Graphing functions is a critical aspect of understanding how a function behaves. To graph a function, you plot points that satisfy the equation and then connect them to visualize the relationship between the variables. This helps you understand the overall shape and characteristics of the function.

For example, in the exercise, we used the cubic function \(y = x^{3}\). After selecting some values of \(x\) and calculating the corresponding \(y\) values, we plotted the points \((-2, -8), (-1, -1), (0, 0), (1, 1), (2, 8)\) on the coordinate plane.

Once the points were plotted:
- The curve increases steeply, highlighting the rapid growth of \(y\) as \(x\) moves away from zero.
- The graph forms a curve rather than a straight line, typical of cubic functions.

Understanding the shape of a graph is essential when analyzing functions. Different types of functions, such as linear, quadratic, and cubic, have distinct shapes:

• Linear functions produce straight lines.
• Quadratic functions form parabolas.
• Cubic functions create S-shaped curves.

By graphing a function, you can better understand its properties, such as where it increases or decreases, and identify any symmetries or asymptotes.

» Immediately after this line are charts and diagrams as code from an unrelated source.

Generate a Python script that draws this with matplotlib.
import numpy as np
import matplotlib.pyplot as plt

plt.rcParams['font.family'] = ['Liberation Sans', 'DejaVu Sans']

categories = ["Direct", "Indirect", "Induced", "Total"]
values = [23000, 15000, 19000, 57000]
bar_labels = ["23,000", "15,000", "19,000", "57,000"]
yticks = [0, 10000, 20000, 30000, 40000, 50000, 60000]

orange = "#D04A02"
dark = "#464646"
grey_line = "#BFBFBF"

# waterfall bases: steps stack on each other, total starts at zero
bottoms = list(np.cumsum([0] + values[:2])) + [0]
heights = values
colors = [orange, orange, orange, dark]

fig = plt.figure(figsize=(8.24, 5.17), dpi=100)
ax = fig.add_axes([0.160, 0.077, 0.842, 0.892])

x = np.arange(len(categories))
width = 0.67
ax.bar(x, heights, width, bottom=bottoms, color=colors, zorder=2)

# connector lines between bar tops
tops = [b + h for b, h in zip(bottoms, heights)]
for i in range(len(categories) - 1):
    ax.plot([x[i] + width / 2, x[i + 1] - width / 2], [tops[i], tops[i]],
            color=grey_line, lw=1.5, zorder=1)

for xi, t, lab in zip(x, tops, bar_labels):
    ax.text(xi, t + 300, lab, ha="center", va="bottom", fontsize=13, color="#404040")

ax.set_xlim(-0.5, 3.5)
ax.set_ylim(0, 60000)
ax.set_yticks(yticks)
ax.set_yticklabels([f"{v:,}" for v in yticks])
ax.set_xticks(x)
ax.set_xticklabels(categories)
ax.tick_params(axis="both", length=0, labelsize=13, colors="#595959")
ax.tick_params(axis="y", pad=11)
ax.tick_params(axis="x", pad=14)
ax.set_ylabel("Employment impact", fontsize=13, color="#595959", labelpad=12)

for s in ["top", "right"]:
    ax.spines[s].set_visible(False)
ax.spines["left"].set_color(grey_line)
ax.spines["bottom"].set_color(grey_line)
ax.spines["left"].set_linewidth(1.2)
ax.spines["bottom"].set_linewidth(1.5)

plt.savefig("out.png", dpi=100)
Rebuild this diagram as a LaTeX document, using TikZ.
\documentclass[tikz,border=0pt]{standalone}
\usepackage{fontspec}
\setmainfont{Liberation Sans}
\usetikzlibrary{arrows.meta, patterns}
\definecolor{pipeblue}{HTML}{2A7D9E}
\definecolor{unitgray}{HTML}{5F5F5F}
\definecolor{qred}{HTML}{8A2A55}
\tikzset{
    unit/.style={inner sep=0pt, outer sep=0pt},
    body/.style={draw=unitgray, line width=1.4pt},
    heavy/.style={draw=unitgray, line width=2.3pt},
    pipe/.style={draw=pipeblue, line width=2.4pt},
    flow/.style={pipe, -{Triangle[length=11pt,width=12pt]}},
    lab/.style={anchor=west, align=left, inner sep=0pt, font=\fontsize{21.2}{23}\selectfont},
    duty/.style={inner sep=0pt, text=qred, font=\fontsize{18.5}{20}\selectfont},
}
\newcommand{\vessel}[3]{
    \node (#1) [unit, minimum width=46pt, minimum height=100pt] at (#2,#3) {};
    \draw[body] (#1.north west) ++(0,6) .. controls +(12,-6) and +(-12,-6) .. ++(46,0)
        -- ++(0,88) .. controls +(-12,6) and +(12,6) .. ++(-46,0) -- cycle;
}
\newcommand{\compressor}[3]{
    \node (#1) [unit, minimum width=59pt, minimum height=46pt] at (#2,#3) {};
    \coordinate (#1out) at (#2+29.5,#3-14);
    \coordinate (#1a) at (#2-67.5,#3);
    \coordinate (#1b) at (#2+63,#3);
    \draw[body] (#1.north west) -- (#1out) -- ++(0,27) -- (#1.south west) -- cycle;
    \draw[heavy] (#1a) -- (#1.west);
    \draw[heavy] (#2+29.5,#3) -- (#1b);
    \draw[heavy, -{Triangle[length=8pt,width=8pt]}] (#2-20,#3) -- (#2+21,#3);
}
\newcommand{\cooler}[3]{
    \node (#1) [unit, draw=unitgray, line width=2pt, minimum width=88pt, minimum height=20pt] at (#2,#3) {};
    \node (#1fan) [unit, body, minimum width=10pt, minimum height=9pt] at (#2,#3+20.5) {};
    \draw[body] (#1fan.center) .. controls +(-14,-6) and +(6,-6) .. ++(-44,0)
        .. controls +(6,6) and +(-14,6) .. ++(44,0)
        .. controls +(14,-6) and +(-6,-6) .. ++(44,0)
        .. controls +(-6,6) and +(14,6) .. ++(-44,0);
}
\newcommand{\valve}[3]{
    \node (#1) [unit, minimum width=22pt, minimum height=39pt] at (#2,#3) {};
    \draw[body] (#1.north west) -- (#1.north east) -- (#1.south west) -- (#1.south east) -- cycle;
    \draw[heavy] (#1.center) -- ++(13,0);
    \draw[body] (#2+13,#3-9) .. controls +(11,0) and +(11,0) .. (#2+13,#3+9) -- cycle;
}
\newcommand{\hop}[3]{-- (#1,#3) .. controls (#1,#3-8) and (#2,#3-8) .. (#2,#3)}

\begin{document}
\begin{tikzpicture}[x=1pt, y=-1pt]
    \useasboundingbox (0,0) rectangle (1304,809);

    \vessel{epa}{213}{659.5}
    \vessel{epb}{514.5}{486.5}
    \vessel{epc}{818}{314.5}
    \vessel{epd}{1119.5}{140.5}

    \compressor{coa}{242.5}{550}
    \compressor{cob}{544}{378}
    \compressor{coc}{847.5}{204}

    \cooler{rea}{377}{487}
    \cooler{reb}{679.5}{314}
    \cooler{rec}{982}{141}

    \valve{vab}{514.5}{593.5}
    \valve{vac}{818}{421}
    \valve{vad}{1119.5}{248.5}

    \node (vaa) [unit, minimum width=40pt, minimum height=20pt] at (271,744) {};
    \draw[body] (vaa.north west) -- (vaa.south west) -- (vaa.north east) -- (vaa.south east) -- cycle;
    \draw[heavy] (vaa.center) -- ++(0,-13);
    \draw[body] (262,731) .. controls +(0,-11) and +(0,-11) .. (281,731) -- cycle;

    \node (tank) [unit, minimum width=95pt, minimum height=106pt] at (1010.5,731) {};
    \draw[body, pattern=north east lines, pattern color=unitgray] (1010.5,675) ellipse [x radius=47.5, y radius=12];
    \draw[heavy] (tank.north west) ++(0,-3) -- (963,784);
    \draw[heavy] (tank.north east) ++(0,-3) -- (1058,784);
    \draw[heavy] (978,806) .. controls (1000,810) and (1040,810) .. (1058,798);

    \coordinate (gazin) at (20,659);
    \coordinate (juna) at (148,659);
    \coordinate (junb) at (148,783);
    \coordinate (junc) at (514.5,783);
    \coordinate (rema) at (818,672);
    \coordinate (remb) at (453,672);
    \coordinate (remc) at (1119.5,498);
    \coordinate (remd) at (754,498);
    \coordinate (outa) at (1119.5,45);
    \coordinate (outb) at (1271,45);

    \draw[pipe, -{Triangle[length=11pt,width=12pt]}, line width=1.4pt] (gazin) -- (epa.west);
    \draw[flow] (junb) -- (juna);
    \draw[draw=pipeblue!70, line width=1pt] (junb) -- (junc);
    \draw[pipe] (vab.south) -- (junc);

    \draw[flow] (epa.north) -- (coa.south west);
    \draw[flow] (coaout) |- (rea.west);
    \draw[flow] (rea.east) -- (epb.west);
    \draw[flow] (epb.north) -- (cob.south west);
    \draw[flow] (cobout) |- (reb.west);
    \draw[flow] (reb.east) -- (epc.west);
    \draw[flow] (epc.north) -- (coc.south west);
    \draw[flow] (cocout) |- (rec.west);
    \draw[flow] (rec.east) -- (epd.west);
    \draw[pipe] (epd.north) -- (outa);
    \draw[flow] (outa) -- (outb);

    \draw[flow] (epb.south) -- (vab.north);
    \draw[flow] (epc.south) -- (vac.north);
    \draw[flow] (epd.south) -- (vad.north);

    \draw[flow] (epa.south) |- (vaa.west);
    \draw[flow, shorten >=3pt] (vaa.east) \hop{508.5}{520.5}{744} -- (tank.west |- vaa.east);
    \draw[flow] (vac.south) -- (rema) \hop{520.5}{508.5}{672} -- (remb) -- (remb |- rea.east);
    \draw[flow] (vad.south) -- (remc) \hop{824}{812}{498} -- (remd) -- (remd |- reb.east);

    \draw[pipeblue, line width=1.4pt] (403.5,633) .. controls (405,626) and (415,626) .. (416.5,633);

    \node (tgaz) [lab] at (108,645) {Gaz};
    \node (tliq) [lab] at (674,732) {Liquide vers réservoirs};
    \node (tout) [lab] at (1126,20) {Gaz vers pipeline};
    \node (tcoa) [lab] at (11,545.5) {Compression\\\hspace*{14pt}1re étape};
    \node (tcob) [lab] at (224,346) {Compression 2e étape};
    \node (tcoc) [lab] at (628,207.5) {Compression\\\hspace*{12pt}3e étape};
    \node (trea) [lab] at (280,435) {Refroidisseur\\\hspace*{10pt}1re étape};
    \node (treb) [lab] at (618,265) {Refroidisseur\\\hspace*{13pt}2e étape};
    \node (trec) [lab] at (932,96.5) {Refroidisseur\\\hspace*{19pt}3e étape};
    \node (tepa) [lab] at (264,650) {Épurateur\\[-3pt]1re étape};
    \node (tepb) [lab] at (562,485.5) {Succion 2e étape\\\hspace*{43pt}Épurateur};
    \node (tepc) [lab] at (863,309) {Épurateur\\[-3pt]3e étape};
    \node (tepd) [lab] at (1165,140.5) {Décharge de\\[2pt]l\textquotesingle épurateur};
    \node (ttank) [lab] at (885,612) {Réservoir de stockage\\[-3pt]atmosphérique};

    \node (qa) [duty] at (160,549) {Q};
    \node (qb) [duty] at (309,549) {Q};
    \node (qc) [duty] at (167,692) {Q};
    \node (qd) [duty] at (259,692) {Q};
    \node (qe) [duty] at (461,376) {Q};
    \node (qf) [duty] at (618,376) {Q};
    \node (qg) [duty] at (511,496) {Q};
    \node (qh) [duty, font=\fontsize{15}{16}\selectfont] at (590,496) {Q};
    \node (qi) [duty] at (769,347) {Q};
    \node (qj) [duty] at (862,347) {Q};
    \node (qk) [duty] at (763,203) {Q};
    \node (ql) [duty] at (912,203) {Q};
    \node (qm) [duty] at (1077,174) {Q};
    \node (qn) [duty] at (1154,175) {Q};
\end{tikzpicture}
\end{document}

The coordinate plane, also known as the Cartesian plane, is a two-dimensional plane formed by two perpendicular axes: the x-axis (horizontal) and the y-axis (vertical). It is used to graph and analyze relationships between two variables.

Each point on the coordinate plane is represented by an ordered pair \((x, y)\), where \(x\) is the coordinate on the horizontal axis and \(y\) is the coordinate on the vertical axis.

In the exercise, we plotted points on the coordinate plane:

• On the horizontal axis (x-axis), we placed the values of \(-2, -1, 0, 1, 2\).
• On the vertical axis (y-axis), we placed the values of \(-8, -1, 0, 1, 8\).

The intersection of these values marks the points where each ordered pair lies. By plotting each point on the coordinate plane, we can visualize the relationship described by our function \(y = x^{3}\).

The coordinate plane is essential for graphing because it allows us to see how one variable depends on another and identify patterns or trends in data. It is a fundamental tool in mathematics and many applications in science, engineering, and economics.